**What you need to do**. Copy out the listing that follows exactly, dropping every picture.

**Provided material**.
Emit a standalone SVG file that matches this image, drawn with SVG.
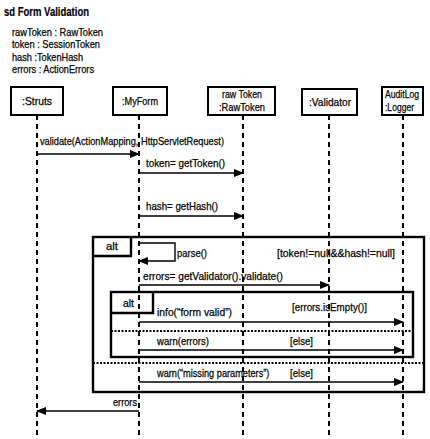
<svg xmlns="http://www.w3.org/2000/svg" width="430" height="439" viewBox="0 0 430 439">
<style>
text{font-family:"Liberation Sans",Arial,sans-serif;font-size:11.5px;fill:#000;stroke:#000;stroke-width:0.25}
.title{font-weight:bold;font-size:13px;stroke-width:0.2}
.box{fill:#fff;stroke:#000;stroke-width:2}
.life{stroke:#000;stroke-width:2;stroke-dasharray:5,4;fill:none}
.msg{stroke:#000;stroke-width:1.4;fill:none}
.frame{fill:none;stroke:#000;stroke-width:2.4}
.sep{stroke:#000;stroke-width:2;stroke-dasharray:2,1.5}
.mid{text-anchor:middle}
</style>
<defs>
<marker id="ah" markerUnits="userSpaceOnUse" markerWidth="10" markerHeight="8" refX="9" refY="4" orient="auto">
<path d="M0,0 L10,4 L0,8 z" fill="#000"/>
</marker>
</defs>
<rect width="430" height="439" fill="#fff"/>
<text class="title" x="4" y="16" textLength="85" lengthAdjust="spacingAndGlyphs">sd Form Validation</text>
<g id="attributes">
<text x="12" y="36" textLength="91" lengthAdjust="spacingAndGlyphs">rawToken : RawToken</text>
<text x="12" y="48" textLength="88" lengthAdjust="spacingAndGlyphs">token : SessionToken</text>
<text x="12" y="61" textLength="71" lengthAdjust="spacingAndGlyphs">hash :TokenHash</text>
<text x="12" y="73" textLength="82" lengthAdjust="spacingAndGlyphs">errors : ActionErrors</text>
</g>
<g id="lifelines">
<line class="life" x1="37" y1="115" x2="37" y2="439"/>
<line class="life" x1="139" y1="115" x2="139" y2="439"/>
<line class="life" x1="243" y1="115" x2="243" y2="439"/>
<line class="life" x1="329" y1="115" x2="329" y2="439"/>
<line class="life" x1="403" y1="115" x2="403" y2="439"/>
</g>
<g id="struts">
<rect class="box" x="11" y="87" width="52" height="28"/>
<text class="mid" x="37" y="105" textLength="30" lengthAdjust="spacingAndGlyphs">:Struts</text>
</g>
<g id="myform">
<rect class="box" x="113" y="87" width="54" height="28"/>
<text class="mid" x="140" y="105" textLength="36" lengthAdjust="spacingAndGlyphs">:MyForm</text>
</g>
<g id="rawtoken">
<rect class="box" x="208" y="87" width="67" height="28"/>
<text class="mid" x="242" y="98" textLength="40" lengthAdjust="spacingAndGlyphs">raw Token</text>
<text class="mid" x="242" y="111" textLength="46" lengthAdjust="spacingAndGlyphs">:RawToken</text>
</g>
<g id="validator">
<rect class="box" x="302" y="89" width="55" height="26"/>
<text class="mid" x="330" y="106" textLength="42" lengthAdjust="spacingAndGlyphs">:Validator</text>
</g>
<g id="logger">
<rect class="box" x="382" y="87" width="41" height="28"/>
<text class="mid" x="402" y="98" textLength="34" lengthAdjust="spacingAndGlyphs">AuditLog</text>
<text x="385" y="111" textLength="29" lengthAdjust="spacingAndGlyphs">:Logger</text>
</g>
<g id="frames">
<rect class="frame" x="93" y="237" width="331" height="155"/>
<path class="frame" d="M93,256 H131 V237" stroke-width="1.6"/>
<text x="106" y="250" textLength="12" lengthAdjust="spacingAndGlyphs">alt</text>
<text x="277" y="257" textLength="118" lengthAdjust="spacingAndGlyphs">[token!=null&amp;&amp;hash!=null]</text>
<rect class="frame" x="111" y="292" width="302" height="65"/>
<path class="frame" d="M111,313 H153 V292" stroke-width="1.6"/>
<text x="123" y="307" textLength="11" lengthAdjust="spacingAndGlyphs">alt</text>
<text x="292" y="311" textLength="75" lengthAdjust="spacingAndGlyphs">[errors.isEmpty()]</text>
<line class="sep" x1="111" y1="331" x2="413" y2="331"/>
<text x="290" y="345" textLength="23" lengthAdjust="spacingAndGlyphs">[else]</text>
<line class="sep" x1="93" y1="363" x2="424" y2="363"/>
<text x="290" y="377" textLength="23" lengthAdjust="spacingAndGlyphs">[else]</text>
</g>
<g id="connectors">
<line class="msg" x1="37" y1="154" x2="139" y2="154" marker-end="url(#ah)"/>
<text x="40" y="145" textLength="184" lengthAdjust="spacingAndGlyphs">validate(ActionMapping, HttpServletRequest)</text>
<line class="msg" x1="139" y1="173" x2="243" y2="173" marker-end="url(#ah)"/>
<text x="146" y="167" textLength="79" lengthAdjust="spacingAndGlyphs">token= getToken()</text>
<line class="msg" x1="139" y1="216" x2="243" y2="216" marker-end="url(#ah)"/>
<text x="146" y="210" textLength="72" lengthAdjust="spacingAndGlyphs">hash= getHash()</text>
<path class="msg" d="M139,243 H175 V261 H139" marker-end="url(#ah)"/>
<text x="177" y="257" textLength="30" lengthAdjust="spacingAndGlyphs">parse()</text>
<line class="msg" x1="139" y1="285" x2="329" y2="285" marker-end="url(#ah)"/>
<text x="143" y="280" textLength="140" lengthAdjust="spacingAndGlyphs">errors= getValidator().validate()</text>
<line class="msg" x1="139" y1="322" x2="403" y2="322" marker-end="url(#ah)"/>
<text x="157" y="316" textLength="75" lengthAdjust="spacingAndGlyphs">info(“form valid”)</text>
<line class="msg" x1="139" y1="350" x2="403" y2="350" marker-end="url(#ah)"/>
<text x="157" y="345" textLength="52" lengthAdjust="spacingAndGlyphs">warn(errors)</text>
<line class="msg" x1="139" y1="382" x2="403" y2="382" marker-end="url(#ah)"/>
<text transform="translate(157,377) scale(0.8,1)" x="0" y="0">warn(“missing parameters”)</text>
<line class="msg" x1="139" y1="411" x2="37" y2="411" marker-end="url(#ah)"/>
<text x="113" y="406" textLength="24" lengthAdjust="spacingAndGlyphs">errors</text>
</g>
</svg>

**Answer**.
Emit a standalone SVG file that matches this image, drawn with SVG.
<svg xmlns="http://www.w3.org/2000/svg" width="430" height="439" viewBox="0 0 430 439">
<style>
text{font-family:"Liberation Sans",Arial,sans-serif;font-size:11.5px;fill:#000;stroke:#000;stroke-width:0.25}
.title{font-weight:bold;font-size:13px;stroke-width:0.2}
.box{fill:#fff;stroke:#000;stroke-width:2}
.life{stroke:#000;stroke-width:2;stroke-dasharray:5,4;fill:none}
.msg{stroke:#000;stroke-width:1.4;fill:none}
.frame{fill:none;stroke:#000;stroke-width:2.4}
.sep{stroke:#000;stroke-width:2;stroke-dasharray:2,1.5}
.mid{text-anchor:middle}
</style>
<defs>
<marker id="ah" markerUnits="userSpaceOnUse" markerWidth="10" markerHeight="8" refX="9" refY="4" orient="auto">
<path d="M0,0 L10,4 L0,8 z" fill="#000"/>
</marker>
</defs>
<rect width="430" height="439" fill="#fff"/>
<text class="title" x="4" y="16" textLength="85" lengthAdjust="spacingAndGlyphs">sd Form Validation</text>
<g id="attributes">
<text x="12" y="36" textLength="91" lengthAdjust="spacingAndGlyphs">rawToken : RawToken</text>
<text x="12" y="48" textLength="88" lengthAdjust="spacingAndGlyphs">token : SessionToken</text>
<text x="12" y="61" textLength="71" lengthAdjust="spacingAndGlyphs">hash :TokenHash</text>
<text x="12" y="73" textLength="82" lengthAdjust="spacingAndGlyphs">errors : ActionErrors</text>
</g>
<g id="lifelines">
<line class="life" x1="37" y1="115" x2="37" y2="439"/>
<line class="life" x1="139" y1="115" x2="139" y2="439"/>
<line class="life" x1="243" y1="115" x2="243" y2="439"/>
<line class="life" x1="329" y1="115" x2="329" y2="439"/>
<line class="life" x1="403" y1="115" x2="403" y2="439"/>
</g>
<g id="struts">
<rect class="box" x="11" y="87" width="52" height="28"/>
<text class="mid" x="37" y="105" textLength="30" lengthAdjust="spacingAndGlyphs">:Struts</text>
</g>
<g id="myform">
<rect class="box" x="113" y="87" width="54" height="28"/>
<text class="mid" x="140" y="105" textLength="36" lengthAdjust="spacingAndGlyphs">:MyForm</text>
</g>
<g id="rawtoken">
<rect class="box" x="208" y="87" width="67" height="28"/>
<text class="mid" x="242" y="98" textLength="40" lengthAdjust="spacingAndGlyphs">raw Token</text>
<text class="mid" x="242" y="111" textLength="46" lengthAdjust="spacingAndGlyphs">:RawToken</text>
</g>
<g id="validator">
<rect class="box" x="302" y="89" width="55" height="26"/>
<text class="mid" x="330" y="106" textLength="42" lengthAdjust="spacingAndGlyphs">:Validator</text>
</g>
<g id="logger">
<rect class="box" x="382" y="87" width="41" height="28"/>
<text class="mid" x="402" y="98" textLength="34" lengthAdjust="spacingAndGlyphs">AuditLog</text>
<text x="385" y="111" textLength="29" lengthAdjust="spacingAndGlyphs">:Logger</text>
</g>
<g id="frames">
<rect class="frame" x="93" y="237" width="331" height="155"/>
<path class="frame" d="M93,256 H131 V237" stroke-width="1.6"/>
<text x="106" y="250" textLength="12" lengthAdjust="spacingAndGlyphs">alt</text>
<text x="277" y="257" textLength="118" lengthAdjust="spacingAndGlyphs">[token!=null&amp;&amp;hash!=null]</text>
<rect class="frame" x="111" y="292" width="302" height="65"/>
<path class="frame" d="M111,313 H153 V292" stroke-width="1.6"/>
<text x="123" y="307" textLength="11" lengthAdjust="spacingAndGlyphs">alt</text>
<text x="292" y="311" textLength="75" lengthAdjust="spacingAndGlyphs">[errors.isEmpty()]</text>
<line class="sep" x1="111" y1="331" x2="413" y2="331"/>
<text x="290" y="345" textLength="23" lengthAdjust="spacingAndGlyphs">[else]</text>
<line class="sep" x1="93" y1="363" x2="424" y2="363"/>
<text x="290" y="377" textLength="23" lengthAdjust="spacingAndGlyphs">[else]</text>
</g>
<g id="connectors">
<line class="msg" x1="37" y1="154" x2="139" y2="154" marker-end="url(#ah)"/>
<text x="40" y="145" textLength="184" lengthAdjust="spacingAndGlyphs">validate(ActionMapping, HttpServletRequest)</text>
<line class="msg" x1="139" y1="173" x2="243" y2="173" marker-end="url(#ah)"/>
<text x="146" y="167" textLength="79" lengthAdjust="spacingAndGlyphs">token= getToken()</text>
<line class="msg" x1="139" y1="216" x2="243" y2="216" marker-end="url(#ah)"/>
<text x="146" y="210" textLength="72" lengthAdjust="spacingAndGlyphs">hash= getHash()</text>
<path class="msg" d="M139,243 H175 V261 H139" marker-end="url(#ah)"/>
<text x="177" y="257" textLength="30" lengthAdjust="spacingAndGlyphs">parse()</text>
<line class="msg" x1="139" y1="285" x2="329" y2="285" marker-end="url(#ah)"/>
<text x="143" y="280" textLength="140" lengthAdjust="spacingAndGlyphs">errors= getValidator().validate()</text>
<line class="msg" x1="139" y1="322" x2="403" y2="322" marker-end="url(#ah)"/>
<text x="157" y="316" textLength="75" lengthAdjust="spacingAndGlyphs">info(“form valid”)</text>
<line class="msg" x1="139" y1="350" x2="403" y2="350" marker-end="url(#ah)"/>
<text x="157" y="345" textLength="52" lengthAdjust="spacingAndGlyphs">warn(errors)</text>
<line class="msg" x1="139" y1="382" x2="403" y2="382" marker-end="url(#ah)"/>
<text transform="translate(157,377) scale(0.8,1)" x="0" y="0">warn(“missing parameters”)</text>
<line class="msg" x1="139" y1="411" x2="37" y2="411" marker-end="url(#ah)"/>
<text x="113" y="406" textLength="24" lengthAdjust="spacingAndGlyphs">errors</text>
</g>
</svg>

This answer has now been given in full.